In the early 1990s Holinger, Offer and colleagues examined the rates of suicide and homicide among adolescents in order to determine the causes and suggest means of prevention.

==== The Journal of Youth and Adolescence ====
In 1972 Offer founded The Journal of Youth and Adolescence. He served it as editor-in-chief from 1972 to 2006, at which time he became Editor Emeritus.

=== The study of normality ===

During the beginning of the Offer Longitudinal Study, Offer became interested in how mental health professionals defined normality. Working with Melvin Sabshin, they defined the four perspectives of what constitutes normal behavior. They are: normality as health, as utopia, as average and as process. To broaden knowledge of what constitutes normal behavior, Offer and Sabshin with colleagues looked at normality throughout life as well as normality in different settings.

=== The study of leadership ===

In the 1980s Offer pursued his interest in the psychological aspects of leadership by editing a book with Charles B. Strozier. Together they organized a collection of essays, addressing the protean nature of political leadership, tracing the history of the psychological study of leadership from ancient formulations in the Bible to the most recent and progressive psychoanalytic works. A second revised edition was published in 2011.

== Awards and honors ==

Offer was recognized at a Symposium in his honor given by the Department of Psychiatry, University of Illinois Medical School, Chicago, Illinois. A Festschrift in his honor was published in the Journal of Youth and Adolescence, Part I: Vol. 36, No. 1:January 2007, and Part II, Vol. 37, No. 10, November, 2008. He was a Fellow of the Center for Advanced Study in the Behavioral Sciences, Stanford University, Palo Alto California, 1973–1974.

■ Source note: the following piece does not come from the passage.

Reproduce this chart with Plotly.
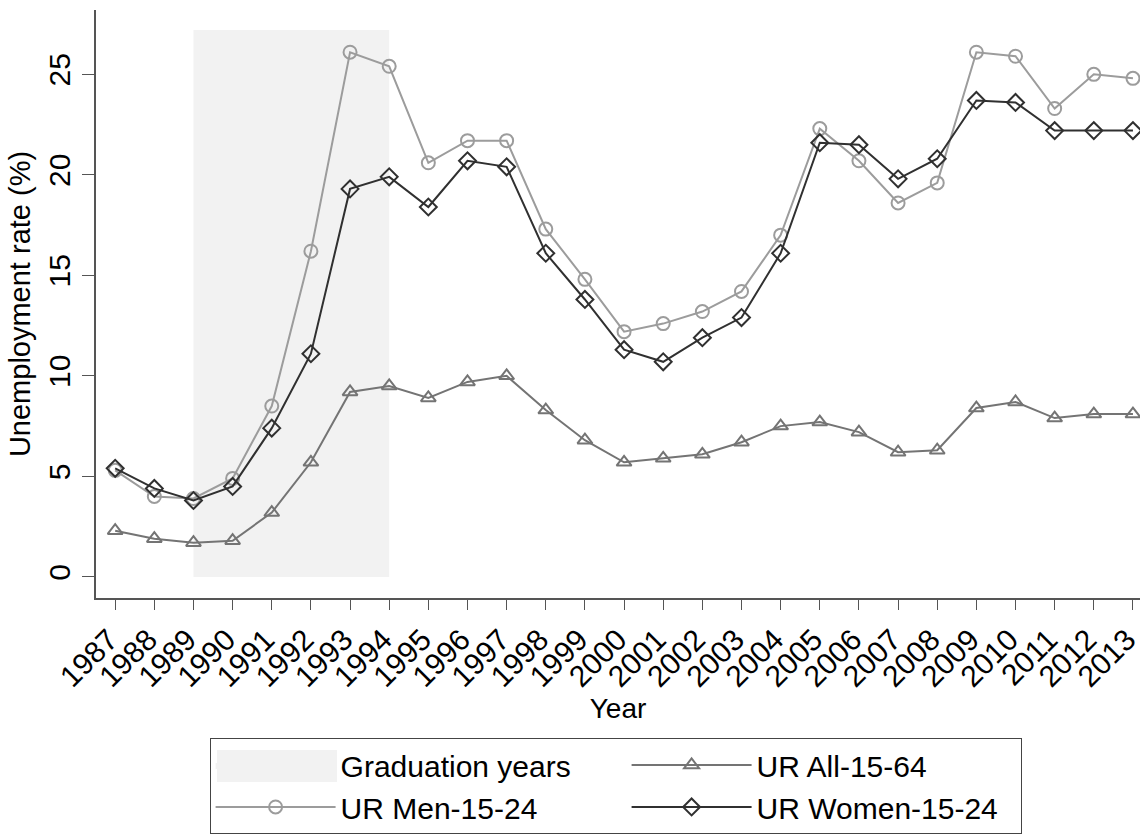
import plotly.graph_objects as go

# Unemployment rates by year
years = list(range(1987, 2014))
ur_all_15_64 = [2.3, 1.9, 1.7, 1.8, 3.2, 5.7, 9.2, 9.5, 8.9, 9.7, 10.0, 8.3, 6.8,
                5.7, 5.9, 6.1, 6.7, 7.5, 7.7, 7.2, 6.2, 6.3, 8.4, 8.7, 7.9, 8.1, 8.1]
ur_men_15_24 = [5.3, 4.0, 3.9, 4.9, 8.5, 16.2, 26.1, 25.4, 20.6, 21.7, 21.7, 17.3, 14.8,
                12.2, 12.6, 13.2, 14.2, 17.0, 22.3, 20.7, 18.6, 19.6, 26.1, 25.9, 23.3, 25.0, 24.8]
ur_women_15_24 = [5.4, 4.4, 3.8, 4.5, 7.4, 11.1, 19.3, 19.9, 18.4, 20.7, 20.4, 16.1, 13.8,
                  11.3, 10.7, 11.9, 12.9, 16.1, 21.6, 21.5, 19.8, 20.8, 23.7, 23.6, 22.2, 22.2, 22.2]

# Graduation window
grad_start, grad_end = 1989, 1994
grad_top = 27.2

y_ticks = [0, 5, 10, 15, 20, 25]

FONT = "Liberation Sans, Arial, sans-serif"
SHADE = "#f2f2f2"
COL1_W = 281   # legend text slot, first column
COL2_W = 259   # legend text slot, second column

fig = go.Figure()

# shaded graduation period
fig.add_trace(go.Scatter(
    x=[grad_start, grad_end, grad_end, grad_start, grad_start],
    y=[0, 0, grad_top, grad_top, 0],
    fill="toself", fillcolor=SHADE, mode="lines",
    line=dict(width=0, color=SHADE),
    name="Graduation years", hoverinfo="skip", legendwidth=COL1_W,
))

fig.add_trace(go.Scatter(
    x=years, y=ur_all_15_64, name="UR All-15-64", mode="lines+markers",
    line=dict(color="#747474", width=2),
    marker=dict(symbol="triangle-up-open", size=13, color="#747474",
                line=dict(width=2, color="#747474")),
    legendwidth=COL2_W,
))

fig.add_trace(go.Scatter(
    x=years, y=ur_men_15_24, name="UR Men-15-24", mode="lines+markers",
    line=dict(color="#9c9c9c", width=2),
    marker=dict(symbol="circle-open", size=13, color="#9c9c9c",
                line=dict(width=2, color="#9c9c9c")),
    legendwidth=COL1_W,
))

fig.add_trace(go.Scatter(
    x=years, y=ur_women_15_24, name="UR Women-15-24", mode="lines+markers",
    line=dict(color="#303030", width=2),
    marker=dict(symbol="diamond-open", size=13, color="#303030",
                line=dict(width=2, color="#303030")),
    legendwidth=COL2_W,
))

# taller key swatch for the shaded period inside the legend box
fig.add_shape(
    type="rect", xref="paper", yref="paper",
    x0=0.1159, x1=0.2308, y0=-0.3129, y1=-0.2585,
    fillcolor=SHADE, line=dict(width=0), layer="above",
)

fig.update_layout(
    width=1145, height=839,
    margin=dict(l=96, r=5, t=10, b=241),
    paper_bgcolor="white", plot_bgcolor="white",
    font=dict(family=FONT, color="black", size=30),
    showlegend=True,
    legend=dict(
        orientation="h", x=0.1088, xanchor="left", y=-0.238, yanchor="top",
        bordercolor="#444444", borderwidth=1, bgcolor="rgba(0,0,0,0)",
        font=dict(size=30, family=FONT),
        itemwidth=120, itemsizing="trace", traceorder="normal",
    ),
)

fig.update_xaxes(
    range=[1986.51, 2013.18], tickmode="array", tickvals=years,
    ticktext=[str(y) for y in years], tickangle=-45,
    ticklabeloverflow="allow", ticklabelshift=-6, automargin=False,
    ticks="outside", ticklen=10, tickcolor="#555555", tickwidth=1,
    showline=True, linecolor="#555555", linewidth=2, mirror=False,
    showgrid=False, zeroline=False,
    tickfont=dict(size=30),
    title=dict(text="Year", font=dict(size=28), standoff=6),
)

fig.update_yaxes(
    range=[-1.05, 28.2], tickmode="array", tickvals=y_ticks,
    tickangle=-90, automargin=False,
    ticks="outside", ticklen=12, tickcolor="#555555", tickwidth=1,
    showline=True, linecolor="#555555", linewidth=2, mirror=False,
    showgrid=False, zeroline=False,
    tickfont=dict(size=30),
    title=dict(text="Unemployment rate (%)", font=dict(size=29), standoff=4),
)

fig.write_html("out.html")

Offer has been recognized by many medical and scientific organizations. Among the honors he has received are the John P. Hill Memorial Award from the Society for Research in Adolescence, 1990; the Adel Hofmann Award from the American Academy of Pediatrics, 1989; the David Dorosin Memorial Lecture of the American College Health Association, 1985; the William A. Schonfeld Memorial Lecture of the American Society for Adolescent Psychiatry, 1985; the J. Rosewell Gallagher Lecture of the Society for Adolescent Medicine, 1979; the Gift of Life Award from the National Kidney Foundation of Illinois, 2003 and the inclusion in the 2014 volume of Developmental Science of Adolescence which contains the autobiographic perspectives of 56 distinguished contributors to the field of adolescence in the 20th century.